Regular expressions are limited to describing regular languages, which have a flat, linear structure and can be recognised by finite state machines (FSMs). They are ideal for patterns that involve repetition or alternation but cannot handle recursion or nesting. This is because FSMs do not have memory beyond their current state — they cannot “remember” how many levels deep a structure has gone. In contrast, BNF is capable of defining context-free languages, which include recursive patterns such as balanced parentheses, nested HTML tags, or strings with matched numbers of symbols like aⁿbⁿ. These require a form of memory to ensure that the number of opening symbols matches the number of closing ones, regardless of how many levels deep the nesting goes. BNF achieves this by allowing non-terminals to be defined in terms of themselves (recursion), enabling grammars to represent complex hierarchical structures that regular expressions fundamentally cannot.

In BNF parsing, direct derivation refers to a single-step replacement of a non-terminal with one of its production rule options. This is the most immediate application of a rule. For example, if you have <expr> ::= <term> + <expr> | <term>, replacing <expr> with <term> + <expr> is a direct derivation. On the other hand, indirect derivation involves multiple steps where several direct derivations are chained together. It’s the full process of starting from the initial symbol and applying direct derivations repeatedly until a string made entirely of terminal symbols is formed. Indirect derivation shows the complete path from the start symbol to the final string, and it is what’s used to confirm whether a string is valid. The distinction is important for constructing derivation trees, tracing syntax, and understanding how a grammar expands in stages to produce complex valid strings.

BNF by itself does not include direct notations for optional elements (?), repetition (*), or one-or-more (+) as found in extended forms like EBNF (Extended Backus-Naur Form). However, these features can still be simulated in standard BNF using recursive and ε (empty string) rules. To model an optional element, you would define a production with two alternatives — one including the element and one with ε. For example: <opt_digit> ::= <digit> | ε makes the digit optional. To model repetition, recursion is used: <digits> ::= <digit><digits> | <digit>. This allows one or more digits, as each <digits> can either terminate or continue the chain. Though more verbose than EBNF, BNF is still fully capable of defining optional and repeated constructs using clever rule definitions. This illustrates the flexibility of BNF despite its minimalistic syntax.

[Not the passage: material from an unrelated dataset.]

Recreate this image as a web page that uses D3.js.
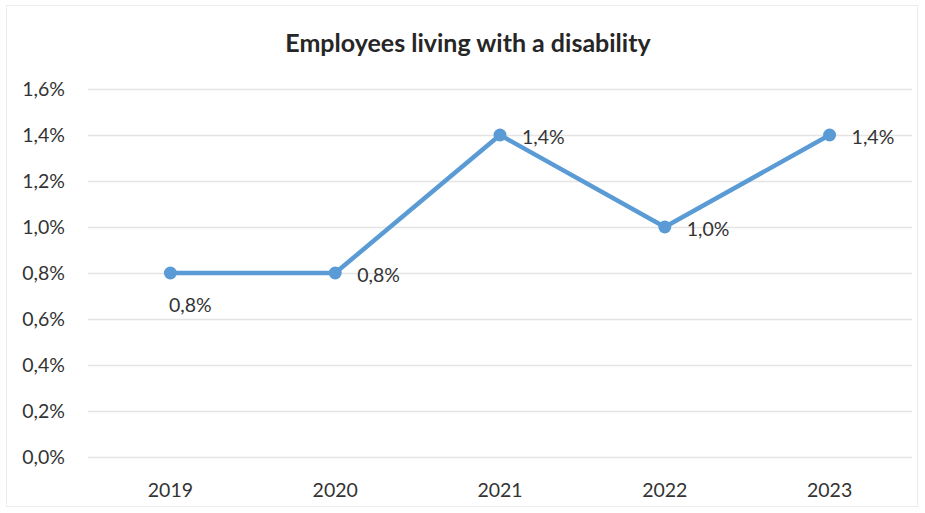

Left recursion occurs in a BNF rule when the non-terminal being defined appears as the first symbol on the right-hand side of its own production. For example: <expr> ::= <expr> + <term> | <term>. This is a left-recursive grammar because <expr> appears first in its own definition. Left recursion is perfectly valid in BNF and is often used in mathematical expression grammars to model left-associative operations, such as subtraction or addition, where expressions are grouped from the left. However, it poses challenges for certain types of parsers, particularly recursive descent parsers, which may go into an infinite loop when attempting to expand left-recursive rules. In such cases, the grammar needs to be refactored to eliminate left recursion, often by introducing new non-terminals and restructuring the rule. Understanding and identifying left recursion is therefore essential for designing grammars that are both correct and efficiently parsable.

Derivation ordering refers to the strategy used when applying production rules during parsing. In a leftmost derivation, the leftmost non-terminal in the string is always the one that gets replaced at each step. Conversely, in a rightmost derivation, the rightmost non-terminal is expanded first. Both approaches result in the same final string, but the sequence of intermediate steps differs. This matters when constructing derivation trees, as it influences the structure of the tree and how the string is built up. For example, a leftmost derivation mirrors top-down parsing methods, while a rightmost derivation aligns with bottom-up parsing techniques. Examining both types can reveal whether a grammar is ambiguous (if both lead to different trees for the same string). It’s important in syntax analysis to understand derivation orderings because parser behaviour, ambiguity detection, and derivation tree shape all depend on the chosen derivation strategy.